Implementing, Tuning and Data Curation of Feedforward Networks
Overview
The purpose of this assignment is to learn the underpinnings of feedforward networks.
You will implement a perceptron network and a single hidden layer feedforward network
with a step-activation function. You will experiment with key hyper parameters as
well as key activation functions so as to understand how they interact and how
they influence the performance of the networks. You will additionally learn about the
taks of curating data so that it may be used to successfully train neural networks.
You will be working with code that implements perceptrons, feed-forward networks and
the backpropagation algorithm.
Basics
- Review the materials from sections 18.7.2 and 18.7.4 of the Russell
and Norvig, in particular the algorithm presented in figure 18.24. For
additional resources, consider the Wikipedia articles on
Perceptrons, Feedforward
neural networks and Backpropagation
- Download and install the Perceptron.java It is a
perceptron network with a single output node. It uses a step activation function.
Currently the training data is set up to learn the Boolean and function.
Implement the trainNetwork() method with a fixed number of ten training episodes.
- Given the learning rate of 0.1, how many training episodes does
the network take to learn Boolean and?
- Modify the learning rate. Can you learn in one training episode?
If so, what is the learning rate?
- Set the learning rate back to 0.1. Now modify the
threshold value. Can you learn in one training episode?
If so, what is the threshold value?
- What is the relationship between the learning rate and the
threshold value in the context of questions (4) and (5)?
- Modify the training data so as to attempt to learn the xor Boolean function.
Experiment with different values for the learning rate and the threshold value.
What appears to be the problem with the perceptron network when attempting to learn xor?
XOR Experiments
Download and install XOR.java. It is a
feedforward network with one output node. It uses a sigmoid
activation function. The weights are initialized to random
values in the range [0..1[. Study the code and conduct the following
experiments:
- Experiment with the following tuning parameters:
number of training episodes, learning rate and hidden
layer size. Currently, they are set to 1,000, 0.1 and 3,
respectively. This is not sufficient to learn xor
reliably. Change those parameters to values so as to efficiently and
reliably train the network. Add to your report several sets of values
with which you were able to train the network efficiently and reliably. Briefly state
what you consider to be reliable. Additionally, address any relationships
you may notice among the parameters. Notice that the testNetwork() method
prints the actual output and the desired output.
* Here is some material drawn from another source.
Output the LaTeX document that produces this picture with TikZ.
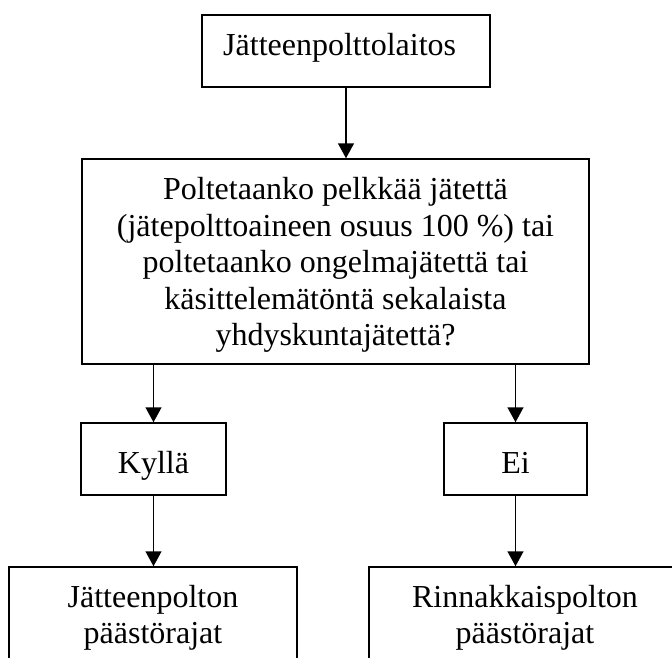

- Now modify the XOR.java file so that the network uses a
step activation function rather than a sigmoid activation
function. Hint: Recall that the derivative of the step function is
not defined for all values. Experiment with values of the number of training
episodes, learning rate, threshold of the activation function and hidden layer size.
Add to your report several sets of values
with which you were able to train the network efficiently and reliably. Briefly state
what you consider to be reliable. Additionally, address any relationships
you may notice among the parameters.
Digit Recognition
Download and install FeedForwardNetwork.java and Training.java. Study the code. Notice that Training.java is
set-up to train the feed-forward network to train XOR. It serves to test your
installation. Please notice that there
is some testing code in the FeedForwardNetwork.java file. Feel
free to modify it to your needs. Modify the
training file so that it successfully recognizes handwritten
digits. The training data and an explanation of it can be found near
the bottom of The MNIST
Database document.
There are two portions to this assignment.
- At first, you need to curate the data from the MNIST data set so
that it can be used for training purposes. We recommend that you:
- Learn about the byte level layout of an idx-file.
- Study which Java classes and functions you will be using to read
bytes from an idx-file.
- Format and arrange the bytes so that they can be used to train the
given neural network.
- For the second part of this assignment, we ask that you experiment
with the various parameters so as to efficiently and reliably train
the network. In your report, document the number of training
episodes required to obtain the sort of precision you deem
sufficient. Please justify your decision for the
precision. Additionally, include the values of the following
parameters: the range of the initial weights, the learning rate and the
number and size of the hidden layers. Address how long it takes
to train your network, given your parameters.
Submission
Please submit the following items:
- Your report for the experiments your conducted.
- Your modified XOR.java and Training.java files.